[Source code of charts]

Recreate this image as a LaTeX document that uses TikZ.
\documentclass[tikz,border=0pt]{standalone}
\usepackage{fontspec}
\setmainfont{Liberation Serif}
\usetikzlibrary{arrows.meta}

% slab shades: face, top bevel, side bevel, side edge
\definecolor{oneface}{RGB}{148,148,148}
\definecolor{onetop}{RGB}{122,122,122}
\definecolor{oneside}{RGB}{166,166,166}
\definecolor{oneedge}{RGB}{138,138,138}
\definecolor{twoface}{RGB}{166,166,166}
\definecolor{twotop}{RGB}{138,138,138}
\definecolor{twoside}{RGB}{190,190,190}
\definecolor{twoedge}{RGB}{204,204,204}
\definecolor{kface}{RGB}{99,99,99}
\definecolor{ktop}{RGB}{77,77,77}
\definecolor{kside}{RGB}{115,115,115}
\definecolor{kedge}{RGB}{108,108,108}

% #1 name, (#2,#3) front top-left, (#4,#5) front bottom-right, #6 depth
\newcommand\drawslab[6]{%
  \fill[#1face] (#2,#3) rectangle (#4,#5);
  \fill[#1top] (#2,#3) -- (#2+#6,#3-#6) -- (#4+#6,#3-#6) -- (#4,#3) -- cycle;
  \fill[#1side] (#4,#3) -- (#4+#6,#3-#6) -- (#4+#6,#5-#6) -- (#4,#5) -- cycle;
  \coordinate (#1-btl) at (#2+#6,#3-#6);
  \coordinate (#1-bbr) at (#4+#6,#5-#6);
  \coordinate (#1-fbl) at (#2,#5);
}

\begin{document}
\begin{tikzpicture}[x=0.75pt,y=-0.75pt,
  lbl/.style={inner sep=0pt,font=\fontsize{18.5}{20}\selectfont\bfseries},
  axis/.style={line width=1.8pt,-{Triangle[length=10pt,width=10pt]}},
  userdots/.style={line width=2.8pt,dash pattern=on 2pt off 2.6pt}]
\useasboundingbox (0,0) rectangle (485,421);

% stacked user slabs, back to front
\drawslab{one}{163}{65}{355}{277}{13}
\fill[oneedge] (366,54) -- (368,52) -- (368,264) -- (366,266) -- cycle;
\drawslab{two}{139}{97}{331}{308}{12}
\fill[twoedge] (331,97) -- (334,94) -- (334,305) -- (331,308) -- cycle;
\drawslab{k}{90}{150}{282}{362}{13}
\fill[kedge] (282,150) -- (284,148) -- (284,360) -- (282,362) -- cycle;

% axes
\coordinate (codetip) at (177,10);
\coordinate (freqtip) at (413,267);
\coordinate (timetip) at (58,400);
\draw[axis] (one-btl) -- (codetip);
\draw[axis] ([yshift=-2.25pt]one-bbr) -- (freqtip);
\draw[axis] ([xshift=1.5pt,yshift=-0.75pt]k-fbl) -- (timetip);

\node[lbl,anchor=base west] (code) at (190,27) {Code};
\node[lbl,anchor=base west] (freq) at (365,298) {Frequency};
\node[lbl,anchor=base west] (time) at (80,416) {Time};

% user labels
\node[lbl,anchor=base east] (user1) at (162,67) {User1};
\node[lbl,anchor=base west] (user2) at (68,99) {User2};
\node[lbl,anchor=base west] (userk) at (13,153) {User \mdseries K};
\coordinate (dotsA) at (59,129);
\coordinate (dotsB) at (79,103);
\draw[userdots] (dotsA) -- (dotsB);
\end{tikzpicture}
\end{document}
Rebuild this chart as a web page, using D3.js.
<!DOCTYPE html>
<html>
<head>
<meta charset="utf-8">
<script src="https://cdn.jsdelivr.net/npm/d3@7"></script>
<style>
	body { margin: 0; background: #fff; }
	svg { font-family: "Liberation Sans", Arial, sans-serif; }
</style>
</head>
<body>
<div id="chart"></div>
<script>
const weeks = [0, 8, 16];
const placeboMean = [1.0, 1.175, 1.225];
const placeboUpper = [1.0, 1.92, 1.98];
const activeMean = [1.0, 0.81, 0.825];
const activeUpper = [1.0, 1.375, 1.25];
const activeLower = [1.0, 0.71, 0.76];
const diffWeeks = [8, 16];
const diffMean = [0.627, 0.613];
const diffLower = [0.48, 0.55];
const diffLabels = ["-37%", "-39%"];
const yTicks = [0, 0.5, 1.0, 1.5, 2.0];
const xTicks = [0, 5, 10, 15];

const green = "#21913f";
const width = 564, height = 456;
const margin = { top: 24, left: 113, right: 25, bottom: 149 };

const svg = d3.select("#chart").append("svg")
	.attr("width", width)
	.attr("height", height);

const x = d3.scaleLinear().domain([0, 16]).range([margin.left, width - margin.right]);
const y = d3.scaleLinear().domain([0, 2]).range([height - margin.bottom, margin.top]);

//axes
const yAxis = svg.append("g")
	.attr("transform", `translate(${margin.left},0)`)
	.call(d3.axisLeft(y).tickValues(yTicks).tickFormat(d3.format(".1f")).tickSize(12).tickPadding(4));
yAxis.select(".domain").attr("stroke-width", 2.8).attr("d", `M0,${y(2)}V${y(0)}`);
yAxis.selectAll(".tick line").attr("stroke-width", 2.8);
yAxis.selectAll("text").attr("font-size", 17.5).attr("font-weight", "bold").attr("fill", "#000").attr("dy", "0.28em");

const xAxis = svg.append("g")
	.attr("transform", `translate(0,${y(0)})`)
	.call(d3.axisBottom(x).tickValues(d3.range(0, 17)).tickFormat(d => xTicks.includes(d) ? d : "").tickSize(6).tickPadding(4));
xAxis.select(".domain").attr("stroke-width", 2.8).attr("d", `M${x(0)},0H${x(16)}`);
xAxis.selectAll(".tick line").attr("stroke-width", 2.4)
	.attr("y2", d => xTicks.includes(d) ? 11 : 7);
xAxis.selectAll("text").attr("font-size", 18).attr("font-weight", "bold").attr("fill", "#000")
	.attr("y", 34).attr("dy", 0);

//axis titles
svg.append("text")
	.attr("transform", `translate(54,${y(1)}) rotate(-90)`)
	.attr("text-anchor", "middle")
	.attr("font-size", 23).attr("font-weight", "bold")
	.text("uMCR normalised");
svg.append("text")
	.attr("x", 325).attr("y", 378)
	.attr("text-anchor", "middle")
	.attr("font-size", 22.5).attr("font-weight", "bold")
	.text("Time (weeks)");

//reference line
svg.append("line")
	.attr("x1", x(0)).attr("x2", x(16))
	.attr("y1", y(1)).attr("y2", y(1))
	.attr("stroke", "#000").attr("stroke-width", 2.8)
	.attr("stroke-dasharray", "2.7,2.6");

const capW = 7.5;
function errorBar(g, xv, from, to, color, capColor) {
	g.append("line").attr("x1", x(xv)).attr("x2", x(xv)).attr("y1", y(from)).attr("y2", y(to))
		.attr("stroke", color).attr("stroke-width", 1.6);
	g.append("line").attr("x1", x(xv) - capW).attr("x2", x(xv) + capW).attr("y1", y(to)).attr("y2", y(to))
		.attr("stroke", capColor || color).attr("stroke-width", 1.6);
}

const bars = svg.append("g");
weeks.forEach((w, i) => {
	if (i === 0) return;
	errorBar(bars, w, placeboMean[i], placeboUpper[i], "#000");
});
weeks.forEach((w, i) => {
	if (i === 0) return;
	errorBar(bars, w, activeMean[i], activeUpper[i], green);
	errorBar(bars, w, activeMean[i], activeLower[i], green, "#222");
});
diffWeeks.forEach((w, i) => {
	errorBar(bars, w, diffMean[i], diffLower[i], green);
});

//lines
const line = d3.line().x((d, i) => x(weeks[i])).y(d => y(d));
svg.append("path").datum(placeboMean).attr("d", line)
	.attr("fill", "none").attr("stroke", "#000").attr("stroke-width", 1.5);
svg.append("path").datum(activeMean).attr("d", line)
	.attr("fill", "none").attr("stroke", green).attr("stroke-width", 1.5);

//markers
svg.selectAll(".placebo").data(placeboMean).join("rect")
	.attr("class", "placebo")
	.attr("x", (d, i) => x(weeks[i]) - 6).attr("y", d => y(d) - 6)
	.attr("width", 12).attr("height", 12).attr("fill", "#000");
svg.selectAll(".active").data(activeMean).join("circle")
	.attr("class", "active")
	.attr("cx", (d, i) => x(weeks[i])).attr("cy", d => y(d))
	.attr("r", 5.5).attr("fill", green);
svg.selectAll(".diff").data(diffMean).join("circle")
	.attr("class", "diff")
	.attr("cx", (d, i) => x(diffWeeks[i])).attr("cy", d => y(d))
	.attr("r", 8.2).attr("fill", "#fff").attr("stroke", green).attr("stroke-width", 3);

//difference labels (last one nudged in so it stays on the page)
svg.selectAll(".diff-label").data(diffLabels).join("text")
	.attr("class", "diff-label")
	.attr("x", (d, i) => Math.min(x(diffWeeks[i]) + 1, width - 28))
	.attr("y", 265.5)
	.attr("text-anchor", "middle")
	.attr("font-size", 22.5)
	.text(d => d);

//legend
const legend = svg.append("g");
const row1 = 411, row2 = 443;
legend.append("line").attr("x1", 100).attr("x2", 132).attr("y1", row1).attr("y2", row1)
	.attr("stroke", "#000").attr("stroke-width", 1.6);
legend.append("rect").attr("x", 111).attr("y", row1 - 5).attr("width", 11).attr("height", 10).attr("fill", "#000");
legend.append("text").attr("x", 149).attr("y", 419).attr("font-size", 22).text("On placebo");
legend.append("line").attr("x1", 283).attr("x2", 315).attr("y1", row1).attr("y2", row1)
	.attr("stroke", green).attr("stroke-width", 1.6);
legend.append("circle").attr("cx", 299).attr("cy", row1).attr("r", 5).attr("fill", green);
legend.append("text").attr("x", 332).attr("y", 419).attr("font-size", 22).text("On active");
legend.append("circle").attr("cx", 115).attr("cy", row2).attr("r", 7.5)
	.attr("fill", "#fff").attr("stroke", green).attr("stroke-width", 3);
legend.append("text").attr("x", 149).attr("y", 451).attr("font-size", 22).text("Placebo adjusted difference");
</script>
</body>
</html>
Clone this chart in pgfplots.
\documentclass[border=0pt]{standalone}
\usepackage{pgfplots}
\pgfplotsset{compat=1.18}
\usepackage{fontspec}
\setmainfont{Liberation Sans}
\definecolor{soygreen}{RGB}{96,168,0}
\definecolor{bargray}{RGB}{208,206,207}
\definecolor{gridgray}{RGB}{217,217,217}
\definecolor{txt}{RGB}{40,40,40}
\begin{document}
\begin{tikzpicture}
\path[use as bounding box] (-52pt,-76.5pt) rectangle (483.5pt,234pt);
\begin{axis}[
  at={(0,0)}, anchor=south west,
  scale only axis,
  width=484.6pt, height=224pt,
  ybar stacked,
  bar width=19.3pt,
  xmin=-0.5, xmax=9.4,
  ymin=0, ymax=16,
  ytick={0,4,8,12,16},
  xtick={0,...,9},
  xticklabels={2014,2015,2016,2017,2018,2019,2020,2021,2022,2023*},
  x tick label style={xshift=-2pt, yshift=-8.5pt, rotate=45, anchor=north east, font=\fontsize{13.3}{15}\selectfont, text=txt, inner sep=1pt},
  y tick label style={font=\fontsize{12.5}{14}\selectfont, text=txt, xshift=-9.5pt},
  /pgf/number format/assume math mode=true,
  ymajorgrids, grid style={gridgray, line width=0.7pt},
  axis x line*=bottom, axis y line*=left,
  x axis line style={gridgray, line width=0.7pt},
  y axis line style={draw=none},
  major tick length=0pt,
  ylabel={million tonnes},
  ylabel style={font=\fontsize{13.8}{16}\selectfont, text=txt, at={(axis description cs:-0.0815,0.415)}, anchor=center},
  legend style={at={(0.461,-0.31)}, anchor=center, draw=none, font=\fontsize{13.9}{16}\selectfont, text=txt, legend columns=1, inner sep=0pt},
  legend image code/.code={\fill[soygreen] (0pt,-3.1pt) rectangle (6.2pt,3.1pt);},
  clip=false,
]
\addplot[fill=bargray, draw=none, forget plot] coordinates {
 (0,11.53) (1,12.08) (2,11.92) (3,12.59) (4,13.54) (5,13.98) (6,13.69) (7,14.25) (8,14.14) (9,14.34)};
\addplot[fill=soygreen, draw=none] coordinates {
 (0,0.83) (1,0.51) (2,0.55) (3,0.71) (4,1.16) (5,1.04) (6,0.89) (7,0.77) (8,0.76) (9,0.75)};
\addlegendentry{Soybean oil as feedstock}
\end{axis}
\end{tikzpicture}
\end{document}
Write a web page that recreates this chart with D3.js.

*The request:* Take every line containing the word "this" and copy it.

*Task solution:*
Recreate this image as a LaTeX document that uses TikZ.
Rebuild this chart as a web page, using D3.js.
Clone this chart in pgfplots.
Write a web page that recreates this chart with D3.js.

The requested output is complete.